Only in Los Angeles, it seems, could there be a basketball meltdown in the middle of July.
Only in a Southland summer could there be two prolific baseball teams, a historically prolific soccer player, and yet all anybody really cares about are puny initials.
What's up with A.I.? What's going on with L.O.?
For the sake of hardwood sanity in this hoops capital of the world, I come forward today with two pleas.
Please, Donald Sterling, do not be suckered into signing Allen Iverson.
Please, Jerry Buss, do whatever it takes to sign Lamar Odom.
Both owners are on the spot here, with resolutions coming any day now, and the predictions are mixed.
It's a good guess that Sterling will not impose his ticket-selling will on basketball boss Mike Dunleavy, who has reportedly done his due diligence and decided that Iverson would be a bad fit.
However, the guess on whether Buss will open his wallet and his mind to re-sign the Lakers' most important missing piece is anybody's guess, so we'll start there.
This is an owner who was so infatuated with Ron Artest, he allowed Trevor Ariza to walk without ever really giving him a chance to say he really wanted to stay.
Mitch Kupchak may be the face of the Artest acquisition, but Buss is the brains, Buss was the mandate, and, who knows, maybe he thinks Artest is such a tough guy he can replace two guys?
Artest is not. Artest cannot. If the Lakers do not re-sign Odom, they will not win a second consecutive championship, period, end of dynasty, and I'm thinking I'm not the only one who believes that.
A couple of weeks ago at his basketball camp, when asked whether he thought Odom was coming back, Kobe Bryant said, "He better be."
That should have been enough for Buss to sign Odom on the spot. Does he really want to pick a fight with his best player? Does he really want to act stronger than the guy who just carried his team to the championship?
Has he forgotten the madness of two summers ago? We've all seen Bryant rant and rave and pout. If the Lakers do not sign Lamar Odom, that previous outburst will seem like a giggle.
We're talking $4 million here. The Miami Heat is guaranteeing Odom an extra $4 million above the Lakers' guaranteed $30-million offer.
The Heat contract is for more years, thus less annual salary, but it's still about that $4 million, because the NBA culture values guaranteed money above all else.
Odom, like many players, comes from an economically depressed background where sometimes even the sunrise was not a certainty. In locker rooms everywhere, players believe only in the guaranteed green, and who can blame them?
Buss needs to step up, swallow hard and give Odom that extra $4 million, even if it means he has to pay another $4 million in luxury tax.
That's four playoff games. That's less than one year for Trevor Ariza. A championship never came so cheap.

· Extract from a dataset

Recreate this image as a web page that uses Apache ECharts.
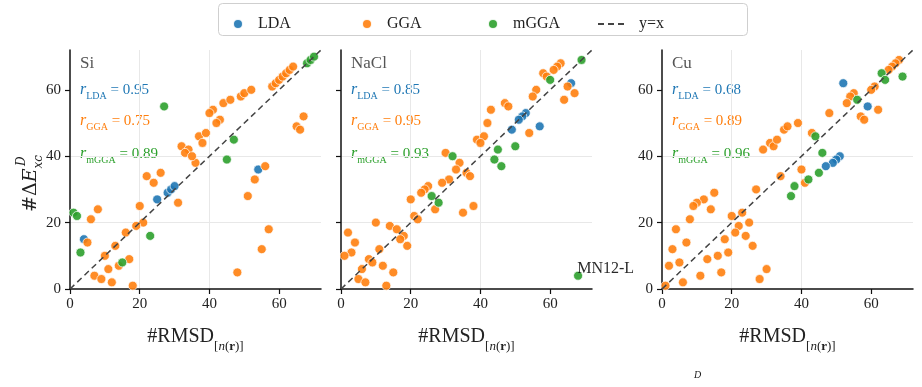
<!DOCTYPE html>
<html>
<head>
<meta charset="utf-8">
<script src="https://cdn.jsdelivr.net/npm/echarts@6/dist/echarts.min.js"></script>
<style>
  html, body { margin: 0; padding: 0; background: #fff; }
  #main { width: 922px; height: 387px; }
</style>
</head>
<body>
<div id="main"></div>
<script>
  var panels = ['Si', 'NaCl', 'Cu']
  var tickValues = [0, 20, 40, 60]
  var diag = [[0, 0], [72, 72]]
  var rLDA = [0.95, 0.85, 0.68]
  var rGGA = [0.75, 0.95, 0.89]
  var rmGGA = [0.89, 0.93, 0.96]
  var outlierName = 'MN12-L'

  var siLDA = [[4, 15], [25, 27], [28, 29], [29, 30], [30, 31], [54, 36]]
  var siGGA = [[22, 34], [26, 35], [24, 32], [31, 26], [36, 38], [20, 25], [21, 20], [8, 24], [6, 21], [5, 14],
    [16, 17], [19, 19], [13, 13], [10, 10], [17, 9], [14, 7], [11, 6], [7, 4], [9, 3], [12, 2], [18, 1],
    [32, 43], [34, 42], [33, 41], [35, 40], [37, 46], [39, 47], [38, 44], [41, 54], [40, 53], [43, 51], [42, 50],
    [44, 56], [46, 57], [49, 58], [50, 59], [52, 60], [58, 61], [59, 62], [60, 63], [61, 64], [62, 65], [63, 66],
    [64, 67], [67, 52], [65, 49], [66, 48], [56, 37], [53, 33], [51, 28], [57, 18], [55, 12], [48, 5]]
  var simGGA = [[27, 55], [1, 23], [2, 22], [3, 11], [23, 16], [15, 8], [47, 45], [45, 39], [68, 68], [69, 69], [70, 70]]

  var naclLDA = [[66, 62], [53, 53], [52, 52], [51, 51], [49, 48], [57, 49]]
  var naclGGA = [[30, 41], [34, 38], [33, 36], [36, 35], [37, 34], [31, 33], [29, 32], [25, 31], [24, 30], [23, 29],
    [27, 24], [35, 23], [38, 25], [20, 27], [21, 22], [22, 21], [10, 20], [14, 19], [16, 18], [18, 16], [17, 15],
    [19, 13], [2, 17], [4, 14], [3, 11], [1, 10], [11, 12], [8, 9], [9, 8], [6, 6], [12, 7], [15, 5], [5, 3],
    [7, 2], [13, 1], [63, 68], [62, 67], [61, 66], [58, 65], [59, 64], [65, 61], [67, 59], [64, 57], [56, 60],
    [55, 58], [54, 47], [47, 56], [48, 55], [43, 54], [42, 50], [39, 45], [41, 46], [40, 44]]
  var naclmGGA = [[69, 69], [60, 63], [32, 40], [26, 28], [28, 26], [45, 42], [50, 43], [44, 39], [46, 37], [68, 4]]

  var cuLDA = [[52, 62], [59, 55], [51, 40], [50, 39], [49, 38], [47, 37]]
  var cuGGA = [[29, 42], [31, 44], [32, 43], [33, 45], [35, 48], [36, 49], [34, 34], [27, 30], [15, 29], [12, 27],
    [10, 26], [9, 25], [14, 24], [8, 21], [4, 18], [20, 22], [23, 23], [25, 20], [22, 19], [21, 17], [24, 16],
    [18, 15], [7, 14], [26, 13], [3, 12], [19, 11], [16, 10], [13, 9], [5, 8], [2, 7], [17, 5], [11, 4], [30, 6],
    [28, 3], [6, 2], [1, 1], [68, 69], [67, 68], [66, 67], [65, 66], [61, 61], [60, 60], [55, 59], [54, 58],
    [53, 56], [62, 54], [57, 52], [58, 51], [48, 53], [39, 50], [43, 47], [40, 36], [41, 32]]
  var cumGGA = [[63, 65], [64, 63], [69, 64], [56, 57], [44, 46], [46, 41], [45, 35], [42, 33], [38, 31], [37, 28]]

  var sets = [[siLDA, siGGA, simGGA], [naclLDA, naclGGA, naclmGGA], [cuLDA, cuGGA, cumGGA]]
  var names = ['LDA', 'GGA', 'mGGA']
  var colors = ['#1f77b4', '#ff7f0e', '#2ca02c']
  var serif = '"Liberation Serif", "DejaVu Serif", serif'

  var gridLeft = [70, 341, 662]
  var gridWidth = 251
  var gridTop = 50
  var gridHeight = 239

  var grids = [], xAxes = [], yAxes = [], series = [], graphics = []

  panels.forEach(function (p, i) {
    grids.push({ left: gridLeft[i], top: gridTop, width: gridWidth, height: gridHeight })
    xAxes.push({
      gridIndex: i, type: 'value', min: 0, max: 72, interval: 20,
      name: '{a|#RMSD}{s|[}{i|n}{s|(}{b|r}{s|)]}',
      nameLocation: 'middle', nameGap: 38,
      nameTextStyle: {
        rich: {
          a: { fontFamily: serif, fontSize: 20, color: '#222', lineHeight: 26, verticalAlign: 'top' },
          s: { fontFamily: serif, fontSize: 13, color: '#222', lineHeight: 26, verticalAlign: 'bottom' },
          i: { fontFamily: serif, fontSize: 13, fontStyle: 'italic', color: '#222', lineHeight: 26, verticalAlign: 'bottom' },
          b: { fontFamily: serif, fontSize: 13, fontWeight: 'bold', color: '#222', lineHeight: 26, verticalAlign: 'bottom' }
        }
      },
      axisLine: { onZero: false, lineStyle: { color: '#111', width: 1.5 } },
      axisTick: { length: 5, lineStyle: { color: '#111', width: 1.2 }, customValues: tickValues },
      axisLabel: { fontFamily: serif, fontSize: 15, color: '#222', margin: 8, customValues: tickValues },
      splitLine: { show: true, showMinLine: false, showMaxLine: false, lineStyle: { color: '#e8e8e8', width: 1 } }
    })
    yAxes.push({
      gridIndex: i, type: 'value', min: 0, max: 72, interval: 20,
      axisLine: { show: true, onZero: false, lineStyle: { color: '#111', width: 1.5 } },
      axisTick: { show: true, length: 5, lineStyle: { color: '#111', width: 1.2 }, customValues: tickValues },
      axisLabel: { show: i !== 1, fontFamily: serif, fontSize: 15, color: '#222', margin: 9, customValues: tickValues },
      splitLine: { show: true, showMinLine: false, showMaxLine: false, lineStyle: { color: '#e8e8e8', width: 1 } }
    })

    names.forEach(function (n, k) {
      var data = sets[i][k].map(function (d) {
        if (i === 1 && k === 2 && d[0] === 68) {
          return {
            value: d,
            label: {
              show: true, formatter: outlierName, position: [4, -10], align: 'left', verticalAlign: 'top',
              fontFamily: serif, fontSize: 16, color: '#111'
            }
          }
        }
        return d
      })
      series.push({
        name: n, type: 'scatter', xAxisIndex: i, yAxisIndex: i, symbolSize: 9,
        itemStyle: { color: colors[k], borderColor: '#fff', borderWidth: 0.8, opacity: 0.9 },
        data: data
      })
    })
    series.push({
      name: 'y=x', type: 'line', xAxisIndex: i, yAxisIndex: i, data: diag, symbol: 'none', z: 5,
      itemStyle: { color: '#444' },
      lineStyle: { color: '#444', width: 1.5, type: [6, 4] }
    })

    var x0 = gridLeft[i] + 10
    graphics.push({
      type: 'text', x: x0, y: 64,
      style: { text: p, font: '17px ' + serif, fill: '#555', textVerticalAlign: 'middle' }
    })
    var rows = [['LDA', rLDA[i], 90], ['GGA', rGGA[i], 121], ['mGGA', rmGGA[i], 154]]
    rows.forEach(function (r, k) {
      graphics.push({
        type: 'text', x: x0, y: r[2],
        style: {
          text: '{r|r}{s|' + r[0] + '}{v| = ' + r[1].toFixed(2) + '}',
          textVerticalAlign: 'middle',
          rich: {
            r: { fontFamily: serif, fontStyle: 'italic', fontSize: 16, fill: colors[k], lineHeight: 22, verticalAlign: 'middle' },
            s: { fontFamily: serif, fontSize: 10, fill: colors[k], lineHeight: 22, verticalAlign: 'bottom' },
            v: { fontFamily: serif, fontSize: 15, fill: colors[k], lineHeight: 22, verticalAlign: 'middle' }
          }
        }
      })
    })
  })

  // y label, rotated
  graphics.push({
    type: 'text', x: 31, y: 212, rotation: Math.PI / 2,
    style: {
      text: '{n|#Δ}{e|E}{s|xc}',
      textAlign: 'left', textVerticalAlign: 'middle',
      rich: {
        n: { fontFamily: '"DejaVu Serif", serif', fontSize: 19, fill: '#222', lineHeight: 28, verticalAlign: 'middle' },
        e: { fontFamily: '"DejaVu Serif", serif', fontSize: 19, fontStyle: 'italic', fill: '#222', lineHeight: 28, verticalAlign: 'middle' },
        s: { fontFamily: '"DejaVu Serif", serif', fontSize: 12, fontStyle: 'italic', fill: '#222', lineHeight: 28, verticalAlign: 'bottom' }
      }
    }
  })
  graphics.push({
    type: 'text', x: 22, y: 166, rotation: Math.PI / 2,
    style: { text: 'D', font: 'italic 12px "DejaVu Serif", serif', fill: '#222', textAlign: 'left', textVerticalAlign: 'middle' }
  })
  graphics.push({
    type: 'text', x: 694, y: 370,
    style: { text: 'D', font: 'italic 10px ' + serif, fill: '#222' }
  })
  // legend frame
  graphics.push({
    type: 'rect', z: -1, shape: { x: 218.5, y: 3.5, width: 529, height: 32, r: 4 },
    style: { fill: '#fff', stroke: '#cfcfcf', lineWidth: 1 }
  })

  var legendText = { fontFamily: serif, fontSize: 16, color: '#222' }
  var legends = [
    { data: ['LDA'], left: 227 },
    { data: ['GGA'], left: 356 },
    { data: ['mGGA'], left: 482 },
    { data: [{ name: 'y=x', itemStyle: { opacity: 0 } }], left: 592, textStyle: { fontFamily: serif, fontSize: 16, color: '#222', padding: [0, 0, 0, 6] } }
  ].map(function (l) {
    return {
      data: l.data, left: l.left, top: 11, itemWidth: 30, itemHeight: 10, selectedMode: false,
      textStyle: l.textStyle || legendText
    }
  })

  var chart = echarts.init(document.getElementById('main'))
  chart.setOption({
    animation: false,
    legend: legends,
    grid: grids,
    xAxis: xAxes,
    yAxis: yAxes,
    series: series,
    graphic: graphics
  })
</script>
</body>
</html>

In any other year, this deal would already be done, there is no more decisive and competitive owner in sports than Buss. But something feels different here.
It was strange that Buss did not attend the team's championship-clinching game in Orlando, nor its victory parade or Coliseum celebration.
It was downright sad that, judging from a photo published by TMZ.com, Buss spent the parade playing cards by himself at the Bicycle Casino in Bell Gardens.
The owner has never seemed more awkwardly out of touch with his proud creation. And while Artest is clearly a better player than Ariza, to quickly make that move shows a lack of understanding of the locker-room chemistry that made the Lakers so great. Heck, even Kobe isn't sure they will be a better team with Ron-Ron.
The only way that move will not blow up the room is if Odom comes back to keep everyone calm.
He has become so much more than a matchup nightmare; he has become a coach's dream.
How many stars would agree to begin the game on the bench? How many veterans would not openly grumble when watching Andrew Bynum mess up the floor that he should be on?
Bring back Odom not only because of his playoff success, but also because of Bynum's playoff failures, important insurance against the distinct possibility that the kid just can't bring it for eight months.
Buss knows all this. That he pulled his offer off the table is just another card trick by a guy who obviously is still full of them.
But enough is enough. It's time for the invisible man to show the Lakers that he is still there.
Sign L.O., and do it as quickly as the Clippers are going to dump A.I.
That's what is happening down the hall, with Dunleavy finally realizing the foolishness of his suggestion after speaking to Iverson's former coaches and executives.
There was talk that Iverson was Sterling's idea, a way to juice ticket sales, but Dunleavy acknowledges that it was him.
"The guy is a great player, he's a warrior," said Dunleavy.
But Dunleavy was also reminded this week that the guy will split a locker room faster than a double-team, and that Iverson's after-hours influence on young guys such as Blake Griffin and Eric Gordon could outweigh his on-court lessons.
Dunleavy is supposed to meet with Iverson later this week but apparently it's only a formality; he wants the Clippers to stop chasing.
It is assumed Sterling will agree.
Just as the Poker Player needs to know when to hold them, the Donald needs to know when to fold them.